Some business leaders feel overwhelmed by the prospect of instituting metrics in the leadership arena. Or they may be uneasy about putting a number to something as personal as “leadership capability” or assigning a metric to seemingly vague qualities like “readiness.” And while some HR departments do a fair amount of leadership-development program evaluation, the metrics used often fall short of answering the big questions about the organization’s ability to meet its future leadership challenges. But as one can see from the table, there are better reasons for getting started today than there are to delay. 2
Most companies wouldn’t go forward with a multimillion-dollar business venture without first identifying the investment goals. Nor would they jump into a deal without defining beforehand the critical action steps and expected results. Why should an investment in leadership talent be treated any differently? Engaging staff in the consideration of leadership metrics deepens the quality of company processes for specifying goals, building strengths and seizing opportunities. Senior HR and business leaders need to equip their people with measurement mind-sets that give them the discipline and insights for developing the next generation of leaders.
1. Hewitt initiated the Top Companies for Leaders research in 2001 to identify those factors that account for organizations’ ability to consistently produce great leaders.
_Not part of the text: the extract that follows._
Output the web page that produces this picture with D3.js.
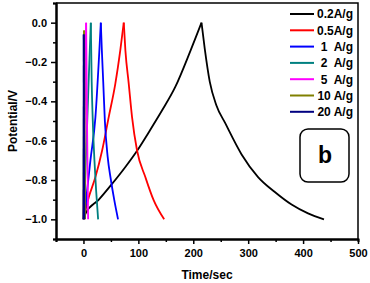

Subsequent undertakings in 2003 and 2005 further expanded our examination of successful leaders and their impacts on the organization and provided the foundation for our 2007 global study.
2. In the fictional town of Lake Wobegon, Minnesota, created by Garrison Keillor, “all the women are strong, all the men are good looking, and all the children are above average.”
3. This is the version of the nine-block framework used by many of the Top Companies for Leaders.
4. “Closing the Generational Divide,” IBM Institute for Business Value in association with the American Society for Training & Development, September 2006.